A Bellingham company working to renovate several historic properties in Chehalis has been hit with a hefty fine from the state Department of Labor & Industries for multiple safety and health violations involving asbestos and lead. 

The citations specifically refer to the St. Helens Inn, the Brunswig Building and the Chehalis Elks building. A fourth local structure owned by the company, the Elgin Arms building, was not listed in any of the citations. 

According to a news release from L&I, the company was cited for 33 “serious” and six “general” violations. The largest single fine was for $48,000 for “failure to obtain a good faith inspection before beginning asbestos removal work.” The fine is for $600 a day over an 80-day work period. 

Other violations involve not having asbestos removal certification, not having an “asbestos competent” person on site, workers not being certified to work around asbestos and not properly handling asbestos-containing materials. 

“Improper and unsafe lead and asbestos removal is a serious problem in Washington,” said Anne Soiza, L&I’s assistant director for the Division of Occupational Safety and Health. “This company renovates old buildings which often have asbestos and lead- containing materials. There are laws in place, and we expect them to be followed to prevent exposing workers, tenants and the general public to these hazardous materials.”

Daylight Properties CEO Kane Hall issued a statement through Dave Brumbaugh, of the Brumbaugh Co. public relations company. 

“On August 12, the Department of Labor & Industries issued a Citation and Notice of Assessment that inaccurately describes the working conditions at several properties located in Chehalis, Wash.  No properties managed by Daylight Properties in Whatcom County were issued a Citation and Notice of Assessment. Daylight Properties is appealing the Citation and Notice of Assessment and, as a result, will have no further comment,” the statement reads.

Daylight Properties is based in Bellingham but the citation only concerned the Chehalis properties. 

The citation is dated Aug. 12, 2019. The company had 15 days from the citation date to appeal. 

According to L&I documentation, the citations are for a variety of issues at the work sites. One violation, labeled a repeat violation, noted that a circular saw didn’t have a required safety hood. That citation resulted in a $9,600 fine.

A $5,600 fine accompanied another violation for removing asbestos-containing flooring and wallboard from the St. Helens Inn, flooring from the Brunswig Building and insulation in the Brunswig basement. The company was also accused of improperly removing dust and debris from the asbestos work and for not providing employees with protective clothing.

In another citation, resulting in a $1,600 fine, L&I documents state, “The employer did not perform lead exposure determinations for an employee performing abrasive removal of paint containing up to 24.4% lead at the St. Helens Inn Apartments. 

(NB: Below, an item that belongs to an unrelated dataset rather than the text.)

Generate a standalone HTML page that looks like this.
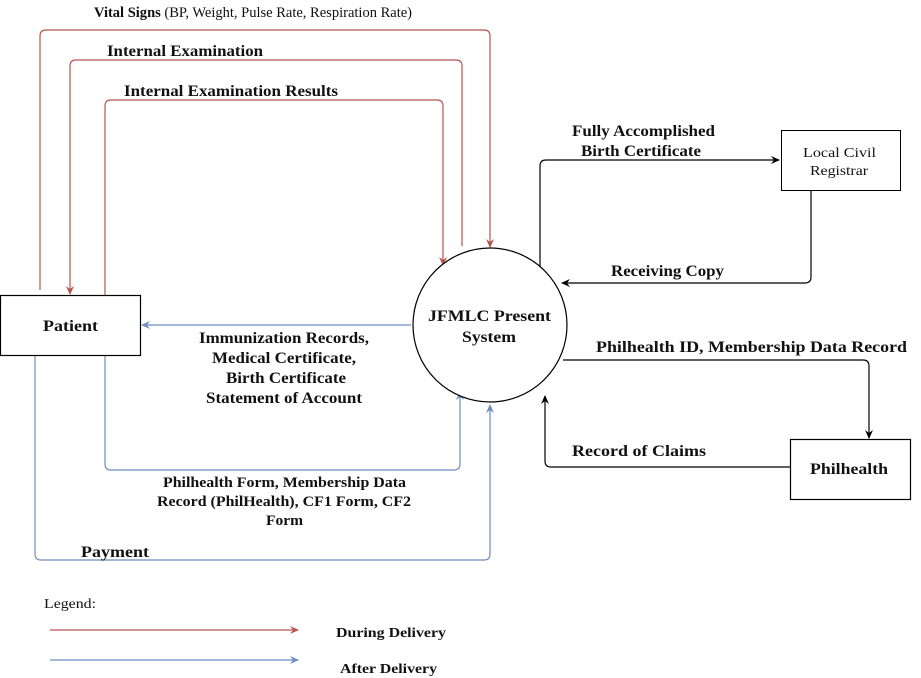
<!DOCTYPE html>
<html><head><style>body{margin:0;background:#fff}svg{display:block}text{font-family:"Liberation Serif",serif;font-size:16px;font-weight:bold;fill:#111}</style></head><body>
<svg width="921" height="678" viewBox="0 0 921 678" xmlns="http://www.w3.org/2000/svg">
<defs>
<marker id="r" markerWidth="10" markerHeight="10" refX="8" refY="5" orient="auto" markerUnits="userSpaceOnUse"><path d="M0,1 L9,5 L0,9 L3,5z" fill="#b85450"/></marker>
<marker id="b" markerWidth="10" markerHeight="10" refX="8" refY="5" orient="auto" markerUnits="userSpaceOnUse"><path d="M0,1 L9,5 L0,9 L3,5z" fill="#6c8ebf"/></marker>
<marker id="k" markerWidth="10" markerHeight="10" refX="8" refY="5" orient="auto" markerUnits="userSpaceOnUse"><path d="M0,1 L9,5 L0,9 L3,5z" fill="#000"/></marker>
</defs>
<g fill="none" stroke-width="1.2">
<path d="M40,290 V36 Q40,30 46,30 H484 Q490,30 490,36 V247" stroke="#b85450" marker-end="url(#r)"/>
<path d="M462,246 V66 Q462,60 456,60 H76 Q70,60 70,66 V294" stroke="#b85450" marker-end="url(#r)"/>
<path d="M105,295 V106 Q105,100 111,100 H437 Q443,100 443,106 V265" stroke="#b85450" marker-end="url(#r)"/>
<path d="M411,325 H142" stroke="#6c8ebf" marker-end="url(#b)"/>
<path d="M105,356 V464 Q105,470 111,470 H454 Q460,470 460,464 V392" stroke="#6c8ebf" marker-end="url(#b)"/>
<path d="M35,356 V554 Q35,560 41,560 H484 Q490,560 490,554 V405" stroke="#6c8ebf" marker-end="url(#b)"/>
<path d="M540,270 V166 Q540,160 546,160 H779" stroke="#000" marker-end="url(#k)"/>
<path d="M811,190 V277 Q811,283 805,283 H562" stroke="#000" marker-end="url(#k)"/>
<path d="M563,360 H863 Q869,360 869,366 V438" stroke="#000" marker-end="url(#k)"/>
<path d="M790,467 H551 Q545,467 545,461 V396" stroke="#000" marker-end="url(#k)"/>
<path d="M50,630 H298" stroke="#b85450" marker-end="url(#r)"/>
<path d="M50,660 H298" stroke="#6c8ebf" marker-end="url(#b)"/>
</g>
<rect x="0.5" y="295.5" width="140" height="60" fill="#fff" stroke="#000" stroke-width="1.2"/>
<rect x="781.5" y="130.5" width="119" height="60" fill="#fff" stroke="#000"/>
<rect x="790.5" y="439.5" width="120" height="60" fill="#fff" stroke="#000" stroke-width="1.2"/>
<circle cx="490" cy="325" r="77" fill="#fff" stroke="#000" stroke-width="1.2"/>
<text x="43" y="331" textLength="55" lengthAdjust="spacingAndGlyphs">Patient</text>
<text x="428" y="321" textLength="123" lengthAdjust="spacingAndGlyphs">JFMLC Present</text>
<text x="462" y="342" textLength="54" lengthAdjust="spacingAndGlyphs">System</text>
<text x="803" y="157" textLength="73" lengthAdjust="spacingAndGlyphs" style="font-weight:normal;font-size:14px">Local Civil</text>
<text x="810" y="175" textLength="58" lengthAdjust="spacingAndGlyphs" style="font-weight:normal;font-size:14px">Registrar</text>
<text x="810" y="474" textLength="78" lengthAdjust="spacingAndGlyphs">Philhealth</text>
<text x="94" y="17" textLength="318" lengthAdjust="spacingAndGlyphs" style="font-size:15px">Vital Signs <tspan style="font-weight:normal">(BP, Weight, Pulse Rate, Respiration Rate)</tspan></text>
<text x="107" y="56" textLength="156" lengthAdjust="spacingAndGlyphs">Internal Examination</text>
<text x="124" y="96" textLength="214" lengthAdjust="spacingAndGlyphs">Internal Examination Results</text>
<text x="199" y="343" textLength="170" lengthAdjust="spacingAndGlyphs">Immunization Records,</text>
<text x="212" y="363" textLength="144" lengthAdjust="spacingAndGlyphs">Medical Certificate,</text>
<text x="226" y="383" textLength="120" lengthAdjust="spacingAndGlyphs">Birth Certificate</text>
<text x="206" y="403" textLength="156" lengthAdjust="spacingAndGlyphs">Statement of Account</text>
<text x="163" y="487" textLength="243" lengthAdjust="spacingAndGlyphs" style="font-size:15px">Philhealth Form, Membership Data</text>
<text x="157" y="506" textLength="254" lengthAdjust="spacingAndGlyphs" style="font-size:15px">Record (PhilHealth), CF1 Form, CF2</text>
<text x="266" y="525" textLength="37" lengthAdjust="spacingAndGlyphs" style="font-size:15px">Form</text>
<text x="572" y="136" textLength="143" lengthAdjust="spacingAndGlyphs">Fully Accomplished</text>
<text x="581" y="156" textLength="120" lengthAdjust="spacingAndGlyphs">Birth Certificate</text>
<text x="81" y="557" textLength="68" lengthAdjust="spacingAndGlyphs">Payment</text>
<text x="611" y="276" textLength="113" lengthAdjust="spacingAndGlyphs">Receiving Copy</text>
<text x="596" y="352" textLength="311" lengthAdjust="spacingAndGlyphs">Philhealth ID, Membership Data Record</text>
<text x="572" y="456" textLength="134" lengthAdjust="spacingAndGlyphs">Record of Claims</text>
<text x="44" y="608" textLength="52" lengthAdjust="spacingAndGlyphs" style="font-weight:normal;font-size:14px">Legend:</text>
<text x="336" y="637" textLength="110" lengthAdjust="spacingAndGlyphs" style="font-size:14px">During Delivery</text>
<text x="340" y="673" textLength="97" lengthAdjust="spacingAndGlyphs" style="font-size:14px">After Delivery</text>
</svg>
</body></html>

The company was also cited for employees not having respiratory equipment or protective clothing while sanding the same paint off window sills at the St. Helens building. 

The citation notes that several issues were corrected when brought to the attention of Daylight Properties.

“Daylight Properties is committed to ensuring the health and safety of its employees and tenants and the protection of our environment. We have a long history of preserving and restoring buildings by following relevant local, state and federal regulations. We will work with the agencies involved to assure the safety of our tenants and the community,” Hall’s statement reads.

Asbestos is hazardous and can cause fatal diseases including asbestosis, mesothelioma and lung cancer, according to L&I. Lead exposure can also have negative health effects. L&I maintains a list of contractors qualified for asbestos abatement.

The Chehalis Fire Department’s downtown building, also a historic structure, was evacuated last year due to asbestos and the department does not plan to move back in. 

In Aug. 2018, The Chronicle reported that Daylight Properties, which at that time also had an office in Chehalis and has owned the historic St. Helens Inn in Chehalis since 2005. The company bought the Chehalis Elks building, the Elgin Arms Hotel and the Brunswig Hotel in early 2018, but did not have plans to buy more real estate in the area. 

“Chehalis has a really great historic downtown for its size,” said Robert Hall, who owns St. Helens Inn and founded Daylight Properties to The Chronicle in Aug. 2018. “What’s happened here in Bellingham, what’s happening in Olympia, is going to happen in Chehalis, too, where all the buildings will be saved and have businesses in them. The downtowns are coming back as cultural centers all around. It’s already happening.”

Previous Chronicle coverage reported the company was working on restoring the Elks building last year, and had more work planned for its other recent purchases. 

The Brunswig Hotel building, which is located at 383 N.W. Chehalis Ave., has 11 apartments in the building and four commercial spaces on the bottom floor. 

The Elgin Arms Hotel, located at 561 N.W. Rhode Island Place, was also being renovated with an eye toward residential opportunities. The structure was once a boarding house that had bedrooms for rent with shared kitchens.